The last question raised by appellant regards a claimed
error by the district court in its failure to give a requested
instruction dealing with severance and stigma damages. There are
several reasons why this contention should not prosper. First,
Decoulos failed to properly preserve this claim in accordance with
Rule 51(c). Fed. R. Civ. P. 51(c). A party who objects to the
court's failure to give a requested instruction must do so on the
record before the jury retires to deliberate. See, e.g., Faigin v.
Kelly,
184 F.3d 67, 87 (1st Cir. 1999). Second, Decoulos points to
nothing in the record that justifies an instruction for severance
or stigma damages. See, e.g., United States v. 760.807 Acres of
-7-
Land,
731 F.2d 1443, 1448 (9th Cir. 1984) ("Severance damages are
compensable only if the landowner incurs a direct loss reflected in
the marketplace that results from the taking. Since the landowner
has the burden of proof in establishing severance damages, the
landowner must demonstrate that the taking caused the severance
damages.") (internal quotations and citations omitted).
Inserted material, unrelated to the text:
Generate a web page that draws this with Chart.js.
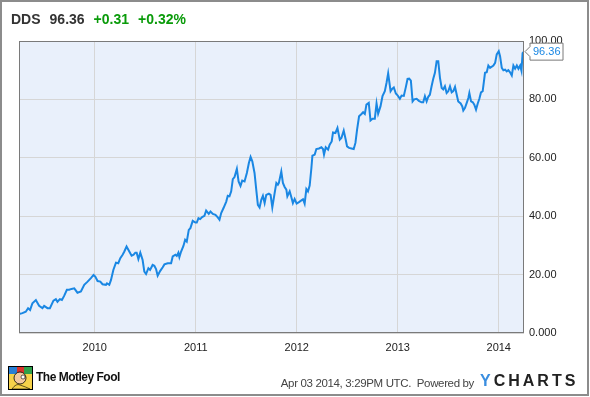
<!DOCTYPE html>
<html>
<head>
<meta charset="utf-8">
<script src="https://cdn.jsdelivr.net/npm/chart.js@4/dist/chart.umd.min.js"></script>
<style>
  html, body { margin: 0; padding: 0; background: #fff; }
  #wrap { position: relative; width: 590px; height: 397px; overflow: hidden; font-family: 'Liberation Sans', Arial, sans-serif; }
  #frame { position: absolute; left: 0; top: 0; width: 589px; height: 396px; box-sizing: border-box; border: 2px solid #8c8c8c; pointer-events: none; }
  canvas { position: absolute; left: 0; top: 0; }
  #title { position: absolute; left: 11px; top: 11px; font-size: 14px; font-weight: bold; color: #333; white-space: nowrap; }
  #title span { margin-right: 9px; }
  #title .up { color: #0a9b0a; }
  #fool { position: absolute; left: 8px; top: 366px; }
  #foolText { position: absolute; left: 36px; top: 370px; font-size: 12px; font-weight: bold; letter-spacing: -0.5px; color: #111; }
  #stamp { position: absolute; right: 116px; top: 377px; font-size: 11.5px; letter-spacing: -0.35px; color: #444; white-space: pre; }
  #ycharts { position: absolute; left: 480px; top: 372px; font-size: 16px; font-weight: bold; letter-spacing: 3px; color: #222; }
  #ycharts .y { color: #3a8ee0; }
</style>
</head>
<body>
<div id="wrap">
  <canvas id="chartCanvas" width="590" height="397"></canvas>
  <div id="title"><span>DDS</span><span>96.36</span><span class="up">+0.31</span><span class="up">+0.32%</span></div>
  <svg id="fool" width="25" height="24" viewBox="0 0 25 24">
    <rect x="0.5" y="0.5" width="24" height="23" fill="#f6d24a" stroke="#000"/>
    <rect x="1" y="1" width="8" height="7" fill="#2a7fd4"/>
    <rect x="9" y="1" width="7" height="6" fill="#d9322b"/>
    <rect x="16" y="1" width="8" height="7" fill="#2fa04a"/>
    <circle cx="12" cy="12" r="6" fill="#f3c9a0" stroke="#000" stroke-width="0.8"/>
    <circle cx="15" cy="11" r="2" fill="#fff" stroke="#000" stroke-width="0.6"/>
    <path d="M4 23 Q8 17 12 19 Q18 21 22 23 Z" fill="#f6d24a" stroke="#000" stroke-width="0.6"/>
  </svg>
  <div id="foolText">The Motley Fool</div>
  <div id="stamp">Apr 03 2014, 3:29PM UTC.  Powered by</div>
  <div id="ycharts"><span class="y">Y</span>CHARTS</div>
  <div id="frame"></div>
</div>
<script>
// DDS daily close, dates as decimal years
const dates = [
  2009.251, 2009.284, 2009.317, 2009.340, 2009.360, 2009.383, 2009.417, 2009.449, 2009.482, 2009.499,
  2009.532, 2009.556, 2009.591, 2009.615, 2009.631, 2009.655, 2009.675, 2009.697, 2009.724, 2009.747,
  2009.770, 2009.797, 2009.829, 2009.863, 2009.896, 2009.929, 2009.962, 2009.988, 2010.005, 2010.028,
  2010.055, 2010.077, 2010.111, 2010.121, 2010.144, 2010.161, 2010.184, 2010.210, 2010.233, 2010.253,
  2010.276, 2010.293, 2010.315, 2010.342, 2010.365, 2010.385, 2010.402, 2010.415, 2010.432, 2010.451,
  2010.474, 2010.491, 2010.508, 2010.531, 2010.548, 2010.573, 2010.590, 2010.607, 2010.623, 2010.647,
  2010.673, 2010.690, 2010.722, 2010.756, 2010.772, 2010.799, 2010.812, 2010.828, 2010.838, 2010.855,
  2010.878, 2010.895, 2010.911, 2010.931, 2010.947, 2010.970, 2010.997, 2011.010, 2011.027, 2011.044,
  2011.063, 2011.086, 2011.103, 2011.129, 2011.146, 2011.169, 2011.195, 2011.218, 2011.235, 2011.252,
  2011.275, 2011.302, 2011.317, 2011.334, 2011.351, 2011.367, 2011.384, 2011.407, 2011.424, 2011.443,
  2011.460, 2011.483, 2011.506, 2011.526, 2011.543, 2011.560, 2011.582, 2011.599, 2011.615, 2011.632,
  2011.649, 2011.665, 2011.682, 2011.698, 2011.724, 2011.741, 2011.758, 2011.781, 2011.798, 2011.813,
  2011.823, 2011.847, 2011.863, 2011.880, 2011.897, 2011.907, 2011.930, 2011.946, 2011.962, 2011.979,
  2011.999, 2012.022, 2012.046, 2012.062, 2012.078, 2012.095, 2012.111, 2012.128, 2012.145, 2012.155,
  2012.178, 2012.194, 2012.220, 2012.244, 2012.260, 2012.270, 2012.287, 2012.310, 2012.326, 2012.346,
  2012.359, 2012.383, 2012.403, 2012.426, 2012.442, 2012.465, 2012.485, 2012.498, 2012.518, 2012.542,
  2012.564, 2012.581, 2012.597, 2012.617, 2012.641, 2012.657, 2012.674, 2012.690, 2012.713, 2012.730,
  2012.750, 2012.773, 2012.790, 2012.806, 2012.829, 2012.849, 2012.872, 2012.889, 2012.905, 2012.929,
  2012.944, 2012.961, 2012.981, 2012.998, 2013.021, 2013.038, 2013.060, 2013.080, 2013.097, 2013.113,
  2013.130, 2013.147, 2013.163, 2013.187, 2013.209, 2013.236, 2013.252, 2013.269, 2013.286, 2013.302,
  2013.318, 2013.335, 2013.351, 2013.368, 2013.385, 2013.401, 2013.418, 2013.435, 2013.450, 2013.467,
  2013.484, 2013.500, 2013.517, 2013.534, 2013.550, 2013.567, 2013.584, 2013.599, 2013.623, 2013.639,
  2013.649, 2013.666, 2013.683, 2013.699, 2013.709, 2013.726, 2013.743, 2013.758, 2013.775, 2013.792,
  2013.808, 2013.824, 2013.841, 2013.864, 2013.881, 2013.897, 2013.914, 2013.931, 2013.947, 2013.964,
  2013.980, 2014.000, 2014.013, 2014.030, 2014.046, 2014.063, 2014.079, 2014.095, 2014.112, 2014.129,
  2014.145, 2014.162, 2014.179, 2014.195, 2014.212, 2014.225, 2014.236, 2014.250
];
const prices = [
  6.5, 6.8, 7.3, 8.5, 7.9, 10.2, 11.3, 9.3, 8.5, 9.3,
  8.5, 8.5, 11.1, 11.6, 10.7, 11.6, 11.3, 12.7, 14.8, 14.8,
  15.1, 15.3, 13.8, 14.2, 16.5, 17.6, 18.8, 19.9, 19.3, 17.8,
  17.6, 16.7, 16.5, 17.0, 16.5, 18.2, 21.6, 24.1, 23.9, 25.6,
  26.8, 27.9, 29.6, 27.9, 26.5, 26.8, 27.5, 27.5, 25.3, 27.5,
  25.0, 21.0, 20.2, 22.2, 21.6, 23.3, 23.0, 21.9, 19.6, 21.2,
  22.5, 23.5, 23.9, 23.9, 26.2, 26.8, 26.4, 27.5, 26.0, 27.9,
  29.8, 31.9, 31.3, 35.3, 35.9, 38.4, 37.8, 37.8, 39.3, 39.0,
  39.7, 40.1, 41.9, 40.8, 41.6, 40.8, 40.5, 39.6, 38.8, 41.1,
  42.8, 45.0, 47.0, 46.8, 48.5, 52.7, 53.4, 56.2, 51.9, 50.4,
  52.2, 51.9, 54.8, 58.2, 60.3, 58.8, 54.8, 49.1, 43.9, 43.0,
  45.6, 47.0, 44.5, 47.3, 47.7, 47.3, 43.0, 47.9, 51.4, 50.8,
  51.4, 55.3, 51.4, 50.0, 49.1, 46.8, 48.5, 46.6, 44.5, 45.9,
  44.3, 44.8, 45.4, 45.8, 44.3, 49.3, 48.5, 50.5, 56.5, 60.7,
  61.1, 63.0, 63.2, 63.6, 63.0, 61.1, 63.6, 62.8, 64.5, 65.6,
  68.7, 68.5, 70.2, 66.2, 66.8, 69.3, 66.2, 63.9, 63.4, 63.2,
  63.0, 65.1, 69.6, 74.2, 75.0, 75.6, 75.0, 78.2, 78.8, 72.8,
  73.4, 73.4, 78.6, 75.1, 77.6, 81.1, 82.8, 85.7, 88.9, 82.8,
  83.6, 84.1, 82.0, 81.4, 80.2, 81.3, 81.2, 84.2, 87.0, 87.1,
  86.4, 79.3, 80.0, 80.2, 79.5, 79.0, 79.0, 81.1, 79.3, 80.9,
  81.6, 84.5, 87.0, 89.1, 93.1, 93.1, 87.4, 83.9, 83.4, 84.5,
  82.2, 82.8, 84.5, 82.4, 82.8, 84.3, 81.6, 79.3, 78.6, 77.6,
  76.2, 77.1, 78.8, 80.5, 82.2, 79.3, 79.0, 78.2, 76.5, 78.6,
  80.2, 82.4, 82.8, 89.1, 89.3, 91.6, 90.8, 91.2, 91.6, 92.5,
  95.4, 96.5, 94.8, 90.8, 90.0, 90.2, 89.6, 90.0, 89.3, 88.2,
  91.6, 90.5, 91.6, 90.5, 91.6, 89.8, 95.8, 96.36
];
const xTickYears = [2010, 2011, 2012, 2013, 2014];
const yTickValues = [0, 20, 40, 60, 80, 100];
const yTickLabels = ['0.000', '20.00', '40.00', '60.00', '80.00', '100.00'];

const lineColor = '#1a87e3';

const plotBox = {
    id: 'plotBox',
    beforeDraw(chart) {
        const { ctx, chartArea: a } = chart;
        ctx.save();
        ctx.fillStyle = '#e9f0fb';
        ctx.fillRect(a.left, a.top, a.right - a.left, a.bottom - a.top);
        ctx.restore();
    },
    afterDraw(chart) {
        const { ctx, chartArea: a } = chart;
        ctx.save();
        ctx.strokeStyle = '#7a7a7a';
        ctx.lineWidth = 1;
        ctx.strokeRect(Math.round(a.left) + 0.5, Math.round(a.top) + 0.5,
            Math.round(a.right - a.left) - 1, Math.round(a.bottom - a.top) - 1);

        // last price callout on the right axis
        const last = prices[prices.length - 1];
        const y = chart.scales.y.getPixelForValue(last);
        const tip = a.right + 1;
        const left = tip + 5, right = left + 33, h = 17;
        ctx.beginPath();
        ctx.moveTo(tip, y);
        ctx.lineTo(left, y - 5);
        ctx.lineTo(left, y - h / 2);
        ctx.lineTo(right, y - h / 2);
        ctx.lineTo(right, y + h / 2);
        ctx.lineTo(left, y + h / 2);
        ctx.lineTo(left, y + 5);
        ctx.closePath();
        ctx.fillStyle = '#fff';
        ctx.fill();
        ctx.strokeStyle = '#7a7a7a';
        ctx.stroke();
        ctx.fillStyle = lineColor;
        ctx.font = '11px "Liberation Sans", Arial, sans-serif';
        ctx.textBaseline = 'middle';
        ctx.fillText(last.toFixed(2), left + 3, y + 0.5);
        ctx.restore();
    }
};

new Chart(document.getElementById('chartCanvas').getContext('2d'), {
    type: 'line',
    data: {
        datasets: [{
            data: dates.map((d, i) => ({ x: d, y: prices[i] })),
            borderColor: lineColor,
            borderWidth: 2,
            pointRadius: 0,
            tension: 0,
            fill: false
        }]
    },
    options: {
        responsive: false,
        animation: false,
        devicePixelRatio: 1,
        layout: { padding: { left: 19, top: 41, right: 0, bottom: 0 } },
        plugins: { legend: { display: false }, tooltip: { enabled: false } },
        scales: {
            x: {
                type: 'linear',
                min: 2009.25,
                max: 2014.25,
                afterBuildTicks: scale => { scale.ticks = xTickYears.map(v => ({ value: v })); },
                afterFit: scale => { scale.height = 64; },
                grid: { color: '#d6d6d6', drawTicks: false },
                border: { display: false },
                ticks: {
                    padding: 8,
                    color: '#222',
                    font: { family: '"Liberation Sans", Arial, sans-serif', size: 11 },
                    callback: v => String(v),
                    maxRotation: 0
                }
            },
            y: {
                position: 'right',
                min: 0,
                max: 100,
                afterBuildTicks: scale => { scale.ticks = yTickValues.map(v => ({ value: v })); },
                afterFit: scale => { scale.width = 66; },
                grid: { color: '#d6d6d6', drawTicks: false },
                border: { display: false },
                ticks: {
                    padding: 5,
                    color: '#222',
                    font: { family: '"Liberation Sans", Arial, sans-serif', size: 11 },
                    callback: v => yTickLabels[yTickValues.indexOf(v)]
                }
            }
        }
    },
    plugins: [plotBox]
});
</script>
</body>
</html>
Nevertheless, the district court gave an appropriate instruction
("you may add any damages, including stigma damages, as to the
remainder of the property, the part that was not taken, but which
may have been damaged by the taking and that is called severance
damages"), and Decoulos fails to explain why this instruction was
inappropriate.
We have considered all other arguments and issues raised
by appellant and find them as frivolous and lacking in merit as the
rest of this appeal.
Affirmed. Appellant is granted 10 days within which to
show cause why double costs should not be imposed against him.